10.3.5 Complications in Subexpression Matching

Sometimes a subexpression matches a substring of no characters. This happens when `f\(o*\)' matches the string `fum'. (It really matches just the `f'.) In this case, both of the offsets identify the point in the string where the null substring was found. In this example, the offsets are both 1.

Sometimes the entire regular expression can match without using some of its subexpressions at all—for example, when `ba\(na\)*' matches the string `ba', the parenthetical subexpression is not used. When this happens, regexec stores -1 in both fields of the element for that subexpression.

Sometimes matching the entire regular expression can match a particular subexpression more than once—for example, when `ba\(na\)*' matches the string `bananana', the parenthetical subexpression matches three times. When this happens, regexec usually stores the offsets of the last part of the string that matched the subexpression. In the case of `bananana', these offsets are 6 and 8.

But the last match is not always the one that is chosen. It's more accurate to say that the last opportunity to match is the one that takes precedence. What this means is that when one subexpression appears within another, then the results reported for the inner subexpression reflect whatever happened on the last match of the outer subexpression. For an example, consider `\(ba\(na\)*s \)*' matching the string `bananas bas '. The last time the inner expression actually matches is near the end of the first word. But it is considered again in the second word, and fails to match there. regexec reports nonuse of the “na” subexpression.
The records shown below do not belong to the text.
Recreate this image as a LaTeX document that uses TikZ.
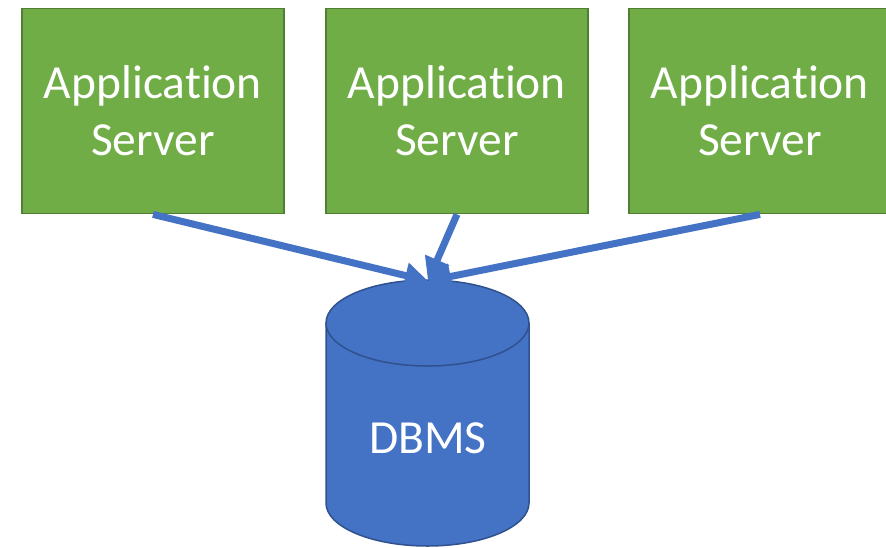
\documentclass[tikz,border=0pt]{standalone}
\usepackage{fontspec}
\setmainfont{Carlito}[Ligatures=CommonOff]
\usetikzlibrary{arrows.meta}
\definecolor{appfill}{HTML}{70AD47}
\definecolor{appdraw}{HTML}{507E32}
\definecolor{dbfill}{HTML}{4472C4}
\definecolor{dbdraw}{HTML}{2F528F}
\tikzset{
  appbox/.style={draw=appdraw, fill=appfill, line width=1.8pt, minimum width=262pt, minimum height=205pt,
    inner sep=0pt, text=white, align=center, font=\fontsize{47.5}{57}\selectfont},
  dblabel/.style={text=white, font=\fontsize{47.5}{57}\selectfont, inner sep=0pt},
  link/.style={draw=dbfill, line width=7pt, -{Triangle[length=23pt,width=25pt]}}
}
\begin{document}
\begin{tikzpicture}[x=1pt,y=-1pt]
\useasboundingbox (0,0) rectangle (886,547);
\clip (0,0) rectangle (886,547);
% cylinder
\fill[dbfill] (326,323) rectangle (529,503);
\fill[dbfill] (427.5,503) ellipse [x radius=101.5, y radius=43];
\draw[dbdraw, line width=1.5pt] (326,323) -- (326,503) arc[start angle=180, delta angle=-180, x radius=101.5, y radius=43] -- (529,323);
\draw[dbdraw, line width=1.5pt, fill=dbfill] (427.5,323) ellipse [x radius=101.5, y radius=43];
\coordinate (dbtop) at (428,281);
\node[dblabel] (dbms) at (428,438) {DBMS};
% servers
\node[appbox] (app1) at (153,111) {Application\\Server};
\node[appbox] (app2) at (457,111) {Application\\Server};
\node[appbox] (app3) at (760,111) {Application\\Server};
% links
\draw[link] (app1.south) -- (dbtop);
\draw[link] (app3.south) -- (dbtop);
\draw[link] (app2.south) -- (dbtop);
\end{tikzpicture}
\end{document}
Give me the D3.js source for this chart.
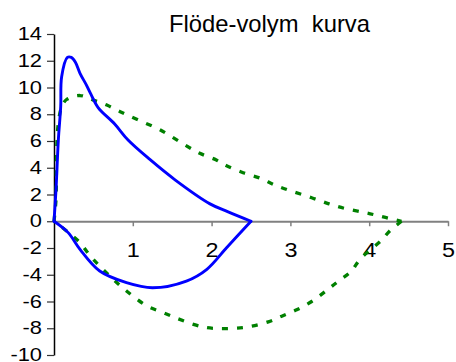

Another place where this rule applies is when the regular expression

     \(ba\(na\)*s \|nefer\(ti\)* \)*

matches `bananas nefertiti'. The “na” subexpression does match in the first word, but it doesn't match in the second word because the other alternative is used there. Once again, the second repetition of the outer subexpression overrides the first, and within that second repetition, the “na” subexpression is not used. So regexec reports nonuse of the “na” subexpression.